There's no obvious link between the are they or are they not drug related deaths under investigation and shootings of stags in Normandy, and Adamsberg only encounters those incidents because he's called to babysit young Tom while Camille plays cello in an orchestral concert. The Norman villagers outraged at these seemingly senseless acts have their own foibles, as you'd expect, and Adamsberg's drawn into investigating aspects of those killings which, as readers familiar with the quirks of Vargas' plot lines would have come to expect, turn out to be related to this other case.

The most likely suspect seems to be a recently-escaped elderly district nurse, jailed for more than thirty killings of old people and possibly out for revenge on Adamsberg, who, predictably, cracked  the case and his associated. There's also the possibility that she's gathering the ingredients for a potion that will deliver eternal life, and the deaths that kicked the story off would seem to be part of that. There are a number of seemingly accidental deaths of Norman virgins whose graves have subsequently been disturbed, more than likely by the two men whose bodies Adamsberg wants to keep out of the clutches of the drug squad, as part of the process of gathering those ingredients.

That quest for the eternal elixir might also explain the mysterious disappearance of Violette Retancourt, a matter that is resolved when her unconscious body is located by Snowball the tracker cat.

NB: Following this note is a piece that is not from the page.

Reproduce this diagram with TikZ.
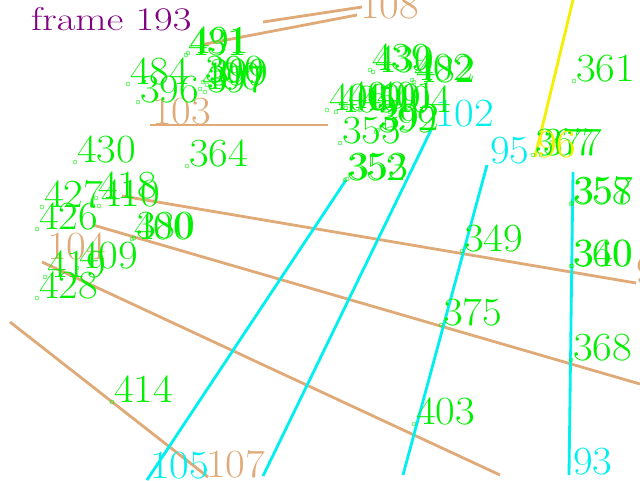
\documentclass[tikz,border=0pt]{standalone}
\usepackage{fontspec}
\setmainfont{Latin Modern Roman}
\usepackage{tikz}
\definecolor{TrackGreen}{HTML}{00F000}
\definecolor{TrackCyan}{HTML}{00F0F0}
\definecolor{TrackTan}{HTML}{E0AA78}
\definecolor{TrackYellow}{HTML}{F4F000}
\definecolor{FramePurple}{HTML}{800080}
\tikzset{
tracklbl/.style={font=\fontsize{40}{40}\selectfont, anchor=base west, inner sep=0pt, transform shape, xscale=1.07},
greenlbl/.style={tracklbl, text=TrackGreen},
cyanlbl/.style={tracklbl, text=TrackCyan},
tanlbl/.style={tracklbl, text=TrackTan},
yellowlbl/.style={tracklbl, text=TrackYellow},
greendot/.style={draw=TrackGreen, thin},
tanline/.style={draw=TrackTan, line width=2.8pt},
cyanline/.style={draw=TrackCyan, line width=2.8pt},
yellowline/.style={draw=TrackYellow, line width=2.8pt}
}
\newcommand{\trackpt}[4]{% name, x, y, text
  \draw[greendot] (#2,#3) circle (2);
  \node[greenlbl] (#1) at (#2+2,#3) {#4};}

\begin{document}
\begin{tikzpicture}[x=1pt, y=-1pt]
  \useasboundingbox (0,0) rectangle (640,480);
  \clip (0,0) rectangle (640,480);
  \fill[white] (0,0) rectangle (640,480);
  % tan tracks
  \draw[tanline] (263,22) -- (362,7);
  \draw[tanline] (200,45) -- (357,15);
  \draw[tanline] (150,125) -- (328,125);
  \draw[tanline] (122,196) -- (636,283);
  \draw[tanline] (93,225) -- (640,384);
  \draw[tanline] (42,262) -- (500,475);
  \draw[tanline] (10,322) -- (208,477);
  % cyan and yellow tracks
  \draw[cyanline] (432,128) -- (263,476);
  \draw[cyanline] (487,165) -- (403,475);
  \draw[cyanline] (346,180) -- (147,480);
  \draw[cyanline] (573,172) -- (569,475);
  \draw[yellowline] (573,0) -- (535,157);
  % frame title
  \node[tracklbl, text=FramePurple, font=\fontsize{33}{33}\selectfont, xscale=1.15] (frame) at (31,30) {frame 193};
  % track ids of lines
  \node[tanlbl] (t108) at (360,18) {108};
  \node[tanlbl] (t103) at (152,124) {103};
  \node[tanlbl] (t104) at (47,259) {104};
  \node[tanlbl] (t107) at (206,477) {107};
  \node[tanlbl] (t98) at (636,283) {98};
  \node[cyanlbl] (c102) at (435,126) {102};
  \node[cyanlbl] (c95) at (490,163) {95};
  \node[cyanlbl] (c105) at (150,478) {105};
  \node[cyanlbl] (c93) at (573,474) {93};
  % points, upper left
  \trackpt{p431}{186}{55}{431}
  \trackpt{p491}{188}{53}{491}
  \trackpt{p484}{128}{84}{484}
  \trackpt{p396}{138}{102}{396}
  \trackpt{p390}{203}{82}{390}
  \trackpt{p399a}{207}{85}{399}
  \trackpt{p397}{205}{92}{397}
  \trackpt{p400a}{200}{89}{400}
  % points, upper centre
  \trackpt{p439}{370}{70}{439}
  \trackpt{p430a}{373}{72}{430}
  \trackpt{p482}{414}{82}{482}
  \trackpt{p402}{412}{80}{402}
  \trackpt{p406}{327}{110}{406}
  \trackpt{p405}{336}{112}{405}
  \trackpt{p400b}{346}{108}{400}
  \trackpt{p409a}{360}{110}{409}
  \trackpt{p401}{375}{108}{401}
  \trackpt{p404}{390}{112}{404}
  \trackpt{p399b}{376}{132}{399}
  \trackpt{p392}{378}{130}{392}
  \trackpt{p355}{340}{143}{355}
  \trackpt{p352}{345}{180}{352}
  \trackpt{p353}{347}{179}{353}
  % points, right
  \trackpt{p367}{533}{155}{367}
  \trackpt{p377}{541}{155}{377}
  \node[yellowlbl] (y96) at (537,157) {96};
  \trackpt{p361}{574}{81}{361}
  \trackpt{p358}{571}{204}{358}
  \trackpt{p357}{572}{203}{357}
  \trackpt{p360}{571}{266}{360}
  \trackpt{p340}{572}{266}{340}
  \trackpt{p368}{571}{360}{368}
  \trackpt{p349}{462}{251}{349}
  \trackpt{p375}{441}{325}{375}
  \trackpt{p403}{414}{424}{403}
  % points, left
  \trackpt{p430b}{75}{162}{430}
  \trackpt{p364}{187}{166}{364}
  \trackpt{p427}{42}{207}{427}
  \trackpt{p418}{96}{198}{418}
  \trackpt{p410}{99}{206}{410}
  \trackpt{p426}{37}{229}{426}
  \trackpt{p400c}{132}{239}{400}
  \trackpt{p380}{134}{238}{380}
  \trackpt{p419}{45}{277}{419}
  \trackpt{p409b}{77}{268}{409}
  \trackpt{p428}{37}{298}{428}
  \trackpt{p414}{112}{402}{414}
\end{tikzpicture}
\end{document}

It would be quite possible to go further into the intricacies and interlinkings as Adamsberg goes about another instinctive investigation, but out of consideration for the reader, I'm inclined to draw a veil over those matters, pausing only, on the way out, to point out that Wash This Blood Clean from My Hand is another worthy addition to a series that will eventually find its way, complete, onto Hughesy's bookshelves. Between public libraries in Bowen and southport and book shop purchases I've read the remainder of the series, and as we keep our eyes peeled for the forthcoming An Uncertain Place and subsequent volumes there's definitely a place for rereading their precedents, which means they need to find their way onto the shelves, don't they?